EDIT: *three, or four, depending on how you count, now that I've actually posted this
The Manchurian Candidate (Sinatra version)
[La Femme] Nikita (1990 Luc Besson version)
What's Up, Tiger Lily?
Those last 2 probably fail the "intelligent politics" requirement, though.
For example: it is a common meme that government / intelligence agencies computer / communications stuff has amazing capabilities which are only a split second away at the touch of a button, linking in hundreds of databases and millions of inputs more or less instantly, able to switch from one to the other with ease and giving an all-seeing eye into whatever you could possibly want. Amazing stuff. Compare this to the doddery, limited, buggy, barely functional computer network you know at your place of work. Then mix in a state sector ethos which tends to be 10 years behind the private sector curve, hires amateurs into technical roles and gives them minimal, poorly delivered training to be competent, while rarely punishing failure by getting rid of the incompetent. So...why the hell does anyone expect the US government / military / intelligence agencies can order a pizza online, let alone do lightning fast tech wizadry stuff?

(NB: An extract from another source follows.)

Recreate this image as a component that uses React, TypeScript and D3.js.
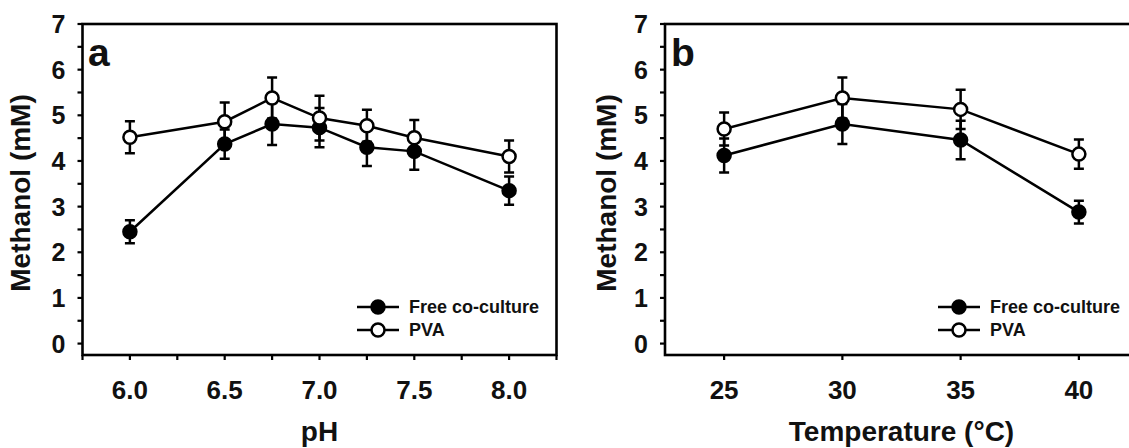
import React from 'react';
import * as d3 from 'd3';

// values
const phValues = [6.0, 6.5, 6.75, 7.0, 7.25, 7.5, 8.0];
const phFree = [2.45, 4.37, 4.81, 4.73, 4.3, 4.21, 3.35];
const phFreeErr = [0.25, 0.32, 0.46, 0.43, 0.41, 0.4, 0.31];
const phPva = [4.52, 4.86, 5.38, 4.94, 4.77, 4.51, 4.1];
const phPvaErr = [0.35, 0.42, 0.45, 0.49, 0.35, 0.39, 0.35];

const tempValues = [25, 30, 35, 40];
const tempFree = [4.12, 4.81, 4.46, 2.88];
const tempFreeErr = [0.37, 0.44, 0.42, 0.25];
const tempPva = [4.7, 5.38, 5.13, 4.15];
const tempPvaErr = [0.36, 0.45, 0.43, 0.32];

const phTicks = [6.0, 6.5, 7.0, 7.5, 8.0];
const phMinor = [5.75, 6.0, 6.25, 6.5, 6.75, 7.0, 7.25, 7.5, 7.75, 8.0, 8.25];
const tempTicks = [25, 30, 35, 40];
const yTicks = [0, 1, 2, 3, 4, 5, 6, 7];
const yMinor = d3.range(0, 7.01, 0.5);
const seriesNames = ['Free co-culture', 'PVA'];

const FONT = '"Liberation Sans", Arial, Helvetica, sans-serif';
const W = 1129;
const H = 448;
const TOP = 24;
const BOTTOM = 355;

type PanelProps = {
  left: number;
  right: number;
  letter: string;
  letterX: number;
  xTitle: string;
  xDomain: [number, number];
  xTicks: number[];
  xMinor: number[];
  fmt: (v: number) => string;
  xs: number[];
  free: number[];
  freeErr: number[];
  pva: number[];
  pvaErr: number[];
  yTitleX: number;
  legendX: number;
};

function Panel(p: PanelProps) {
  const x = d3.scaleLinear().domain(p.xDomain).range([p.left, p.right]);
  const y = d3.scaleLinear().domain([-0.25, 7]).range([BOTTOM, TOP]);
  const line = d3
    .line<number>()
    .x((_, i) => x(p.xs[i]))
    .y((d) => y(d));

  const errBars = (vals: number[], errs: number[], key: string) =>
    vals.map((v, i) => {
      const cx = x(p.xs[i]);
      const y0 = y(v - errs[i]);
      const y1 = y(v + errs[i]);
      return (
        <path
          key={key + i}
          d={`M${cx},${y0}V${y1}M${cx - 5},${y0}H${cx + 5}M${cx - 5},${y1}H${cx + 5}`}
          stroke="#000"
          strokeWidth={2.5}
          fill="none"
        />
      );
    });

  const rowY = [307, 330];
  const lx = p.legendX;

  return (
    <g fontFamily={FONT} fontWeight="bold" fill="#111">
      {/* frame */}
      <rect
        x={p.left}
        y={TOP}
        width={p.right - p.left}
        height={BOTTOM - TOP}
        fill="none"
        stroke="#000"
        strokeWidth={2.6}
      />
      {/* y ticks */}
      {yMinor.map((t) => (
        <line key={'ym' + t} x1={p.left - 5} x2={p.left} y1={y(t)} y2={y(t)} stroke="#000" strokeWidth={2.2} />
      ))}
      {yTicks.map((t) => (
        <text key={'yl' + t} x={p.left - 17} y={y(t)} dy="0.36em" textAnchor="end" fontSize={25}>
          {t}
        </text>
      ))}
      {/* x ticks */}
      {p.xMinor.map((t) => (
        <line key={'xm' + t} x1={x(t)} x2={x(t)} y1={BOTTOM} y2={BOTTOM + 5} stroke="#000" strokeWidth={2.2} />
      ))}
      {p.xTicks.map((t) => (
        <text key={'xl' + t} x={x(t)} y={399} textAnchor="middle" fontSize={26}>
          {p.fmt(t)}
        </text>
      ))}
      {/* titles */}
      <text x={(p.left + p.right) / 2} y={441} textAnchor="middle" fontSize={28}>
        {p.xTitle}
      </text>
      <text
        transform={`translate(${p.yTitleX},193) rotate(-90)`}
        textAnchor="middle"
        fontSize={28}
      >
        Methanol (mM)
      </text>
      <text x={p.letterX} y={66} fontSize={39}>
        {p.letter}
      </text>
      {/* series */}
      <path d={line(p.free) ?? ''} fill="none" stroke="#000" strokeWidth={2.5} />
      <path d={line(p.pva) ?? ''} fill="none" stroke="#000" strokeWidth={2.5} />
      {errBars(p.free, p.freeErr, 'fe')}
      {errBars(p.pva, p.pvaErr, 'pe')}
      {p.free.map((v, i) => (
        <circle key={'fc' + i} cx={x(p.xs[i])} cy={y(v)} r={6.5} fill="#000" stroke="#000" strokeWidth={2.5} />
      ))}
      {p.pva.map((v, i) => (
        <circle key={'pc' + i} cx={x(p.xs[i])} cy={y(v)} r={6.5} fill="#fff" stroke="#000" strokeWidth={2.5} />
      ))}
      {/* legend */}
      {seriesNames.map((name, i) => (
        <g key={name}>
          <line x1={lx} x2={lx + 42} y1={rowY[i]} y2={rowY[i]} stroke="#000" strokeWidth={2.5} />
          <circle
            cx={lx + 21}
            cy={rowY[i]}
            r={6.5}
            fill={i === 0 ? '#000' : '#fff'}
            stroke="#000"
            strokeWidth={2.5}
          />
          <text x={lx + 52} y={rowY[i]} dy="0.36em" fontSize={18}>
            {name}
          </text>
        </g>
      ))}
    </g>
  );
}

export default function App() {
  return (
    <svg
      width={W}
      height={H}
      style={{ position: 'absolute', left: 0, top: 0, background: '#fff', display: 'block' }}
    >
      <rect width={W} height={H} fill="#fff" />
      <Panel
        left={82.5}
        right={556.5}
        letter="a"
        letterX={88}
        xTitle="pH"
        xDomain={[5.75, 8.25]}
        xTicks={phTicks}
        xMinor={phMinor}
        fmt={(v) => v.toFixed(1)}
        xs={phValues}
        free={phFree}
        freeErr={phFreeErr}
        pva={phPva}
        pvaErr={phPvaErr}
        yTitleX={30}
        legendX={357}
      />
      <Panel
        left={665}
        right={1138}
        letter="b"
        letterX={671}
        xTitle="Temperature (°C)"
        xDomain={[22.5, 42.5]}
        xTicks={tempTicks}
        xMinor={tempTicks}
        fmt={(v) => String(v)}
        xs={tempValues}
        free={tempFree}
        freeErr={tempFreeErr}
        pva={tempPva}
        pvaErr={tempPvaErr}
        yTitleX={616}
        legendX={938}
      />
    </svg>
  );
}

I'd look to Silicon Valley if you want to find that.
This applies to Spy Game and (particularly bad) Body of Lies as much as Casino Royale and Bourne. Film-makers and such pull the same trick that keeps bookies in business; they don't portray reality, they portray what people expect reality to be. Which, since that expectation has mostly been shaped by films, TV and books, makes them seem pretty spot on.
So my choice is, still great though pretty dated: BBC TV series of Tinker, Tailor, Soldier, Spy
Also for some reason nobody questions why computers in spy films are literally the only computers in the world which don't run on Windows. Probably because though you can easily make people believe that one can access any CCTV camera halfway across the world in a matter of seconds with a couple of keystrokes, making them believe that Windows works is a fiction too far.
The Good Shepherd was a dull pretentious wank.
If movie computers ran Windows my sense of disbelief would have to be suspended whenever they weren't hacked in a matter of seconds with a couple of keystrokes.
I'm pretty sure The Recruit actually put a bunch of fucking text on the screen when the characters were "hacking," which blew my mind at the time, but then went on to do other silly things with computers to make me go WHARRGARBL.
I remember the second or third Matrix had an real UNIX flaw in hacking the system in the nuclear power plant.
Mind. Blown.
For three reasons: first, that someone actually researched Unix flaws for a Hollywood film's hacking sequence, second, that it was in a goddamned Matrix sequel, and third, that I somehow missed this!
Yep, it was pretty cool when I saw it because I remembered it being patched a few months previously.
I really like this movie. It's so rare to find people who've even heard of it though.
I think one of my favorite things is that it never gets crazy unrealistic. Kilmer never does anything really unbelievable. But he's still badass.
"In the city, always a reflection. In the forest, always a sound."
"What about the desert?"
"You don't want to go to the desert."
I'm kindof hit and miss on Mamet's movies, but this sounds like a good one.
https://steamcommunity.com/profiles/76561197970666737/
For the uninitiated:
http://en.wikipedia.org/wiki/Hopscotch_(film)
It most certainly is, as it's written by a Spy Author as a tribute/play on another spy Author's (Among other things) work.
It's just like a giant shout out. I love it.